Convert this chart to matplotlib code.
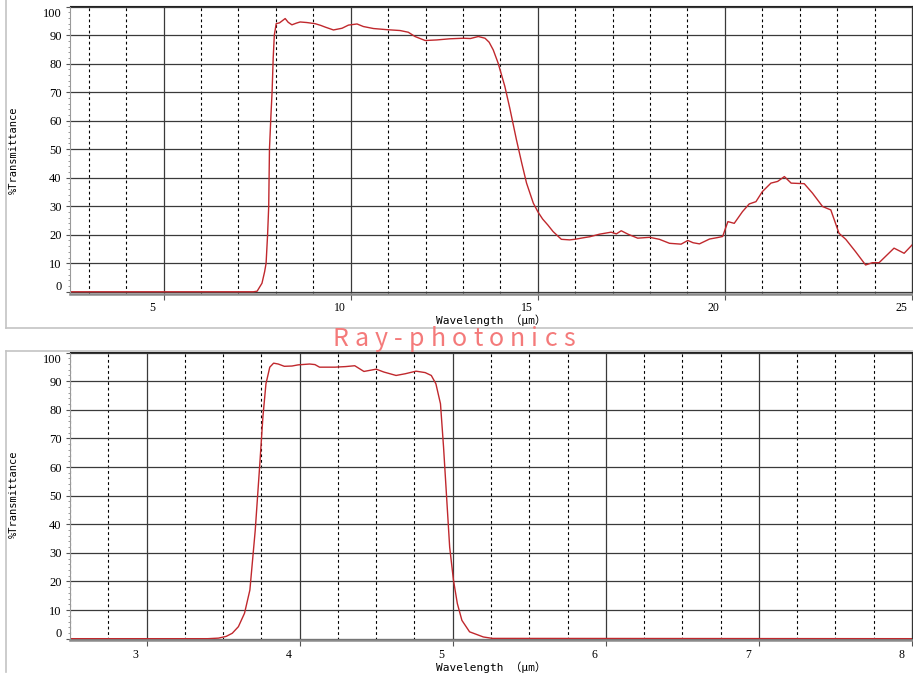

==

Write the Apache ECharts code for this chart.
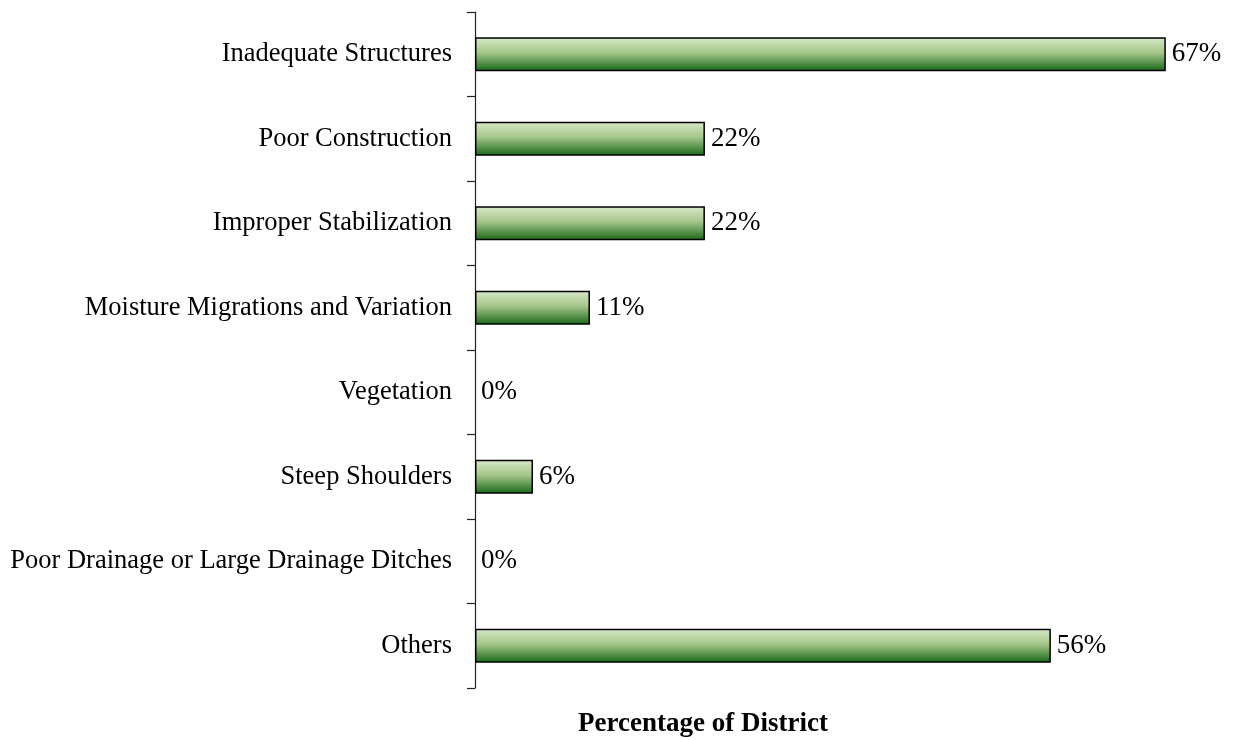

* * *

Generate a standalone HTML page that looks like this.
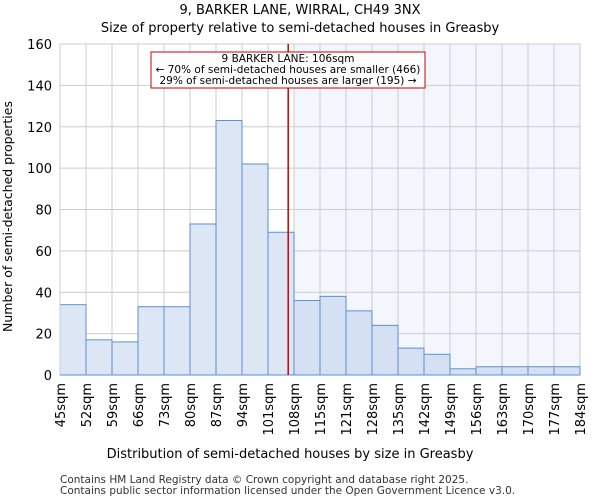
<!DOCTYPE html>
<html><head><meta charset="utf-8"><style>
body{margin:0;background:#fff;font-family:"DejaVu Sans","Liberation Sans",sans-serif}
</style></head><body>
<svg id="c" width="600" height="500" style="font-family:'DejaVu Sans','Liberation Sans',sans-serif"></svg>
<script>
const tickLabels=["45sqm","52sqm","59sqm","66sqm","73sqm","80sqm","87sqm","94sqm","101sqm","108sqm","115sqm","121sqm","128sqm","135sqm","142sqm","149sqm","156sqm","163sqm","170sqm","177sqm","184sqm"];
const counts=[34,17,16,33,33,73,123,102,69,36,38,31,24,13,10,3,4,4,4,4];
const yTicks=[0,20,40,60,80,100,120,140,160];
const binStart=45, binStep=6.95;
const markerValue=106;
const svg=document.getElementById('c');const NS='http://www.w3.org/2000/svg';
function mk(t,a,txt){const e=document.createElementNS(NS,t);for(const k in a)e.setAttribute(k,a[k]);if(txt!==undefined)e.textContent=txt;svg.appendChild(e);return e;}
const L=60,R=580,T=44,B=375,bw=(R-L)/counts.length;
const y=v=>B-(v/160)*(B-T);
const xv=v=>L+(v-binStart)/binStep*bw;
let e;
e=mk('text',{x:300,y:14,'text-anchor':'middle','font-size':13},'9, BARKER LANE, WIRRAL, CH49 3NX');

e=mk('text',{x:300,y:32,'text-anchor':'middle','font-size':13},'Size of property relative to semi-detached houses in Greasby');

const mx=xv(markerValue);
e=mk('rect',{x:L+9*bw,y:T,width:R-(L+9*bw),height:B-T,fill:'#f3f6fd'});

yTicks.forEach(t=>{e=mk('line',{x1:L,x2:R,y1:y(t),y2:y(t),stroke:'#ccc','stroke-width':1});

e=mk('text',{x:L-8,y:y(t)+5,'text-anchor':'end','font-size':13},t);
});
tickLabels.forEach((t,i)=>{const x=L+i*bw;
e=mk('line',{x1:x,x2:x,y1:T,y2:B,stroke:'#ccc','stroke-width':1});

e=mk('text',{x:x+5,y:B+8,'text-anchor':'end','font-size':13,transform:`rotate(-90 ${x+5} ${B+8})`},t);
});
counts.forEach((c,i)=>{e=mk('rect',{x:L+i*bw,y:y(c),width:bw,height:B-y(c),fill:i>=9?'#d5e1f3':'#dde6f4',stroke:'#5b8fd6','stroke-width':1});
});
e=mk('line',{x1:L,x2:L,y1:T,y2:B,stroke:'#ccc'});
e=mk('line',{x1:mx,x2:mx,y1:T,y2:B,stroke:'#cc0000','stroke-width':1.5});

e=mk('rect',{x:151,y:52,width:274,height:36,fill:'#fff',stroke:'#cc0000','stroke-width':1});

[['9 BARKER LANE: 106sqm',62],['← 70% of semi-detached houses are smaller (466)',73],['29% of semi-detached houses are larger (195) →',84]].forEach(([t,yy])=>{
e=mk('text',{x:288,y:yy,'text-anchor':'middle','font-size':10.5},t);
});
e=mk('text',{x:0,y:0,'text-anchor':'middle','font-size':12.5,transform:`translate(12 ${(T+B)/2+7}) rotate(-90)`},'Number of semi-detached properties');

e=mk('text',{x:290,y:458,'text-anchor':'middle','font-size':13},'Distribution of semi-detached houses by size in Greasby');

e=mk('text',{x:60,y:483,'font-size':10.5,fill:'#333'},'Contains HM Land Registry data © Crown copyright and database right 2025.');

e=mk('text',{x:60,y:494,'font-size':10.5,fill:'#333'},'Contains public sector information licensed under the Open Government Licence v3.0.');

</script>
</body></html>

Exercise goal: Take the lines from the one holding "Generate a standalone" to the one holding "WIRRAL, CH49 3NX');", both lines included, and give them again exactly, with no pictures.

Task answer:
Generate a standalone HTML page that looks like this.
<!DOCTYPE html>
<html><head><meta charset="utf-8"><style>
body{margin:0;background:#fff;font-family:"DejaVu Sans","Liberation Sans",sans-serif}
</style></head><body>
<svg id="c" width="600" height="500" style="font-family:'DejaVu Sans','Liberation Sans',sans-serif"></svg>
<script>
const tickLabels=["45sqm","52sqm","59sqm","66sqm","73sqm","80sqm","87sqm","94sqm","101sqm","108sqm","115sqm","121sqm","128sqm","135sqm","142sqm","149sqm","156sqm","163sqm","170sqm","177sqm","184sqm"];
const counts=[34,17,16,33,33,73,123,102,69,36,38,31,24,13,10,3,4,4,4,4];
const yTicks=[0,20,40,60,80,100,120,140,160];
const binStart=45, binStep=6.95;
const markerValue=106;
const svg=document.getElementById('c');const NS='http://www.w3.org/2000/svg';
function mk(t,a,txt){const e=document.createElementNS(NS,t);for(const k in a)e.setAttribute(k,a[k]);if(txt!==undefined)e.textContent=txt;svg.appendChild(e);return e;}
const L=60,R=580,T=44,B=375,bw=(R-L)/counts.length;
const y=v=>B-(v/160)*(B-T);
const xv=v=>L+(v-binStart)/binStep*bw;
let e;
e=mk('text',{x:300,y:14,'text-anchor':'middle','font-size':13},'9, BARKER LANE, WIRRAL, CH49 3NX');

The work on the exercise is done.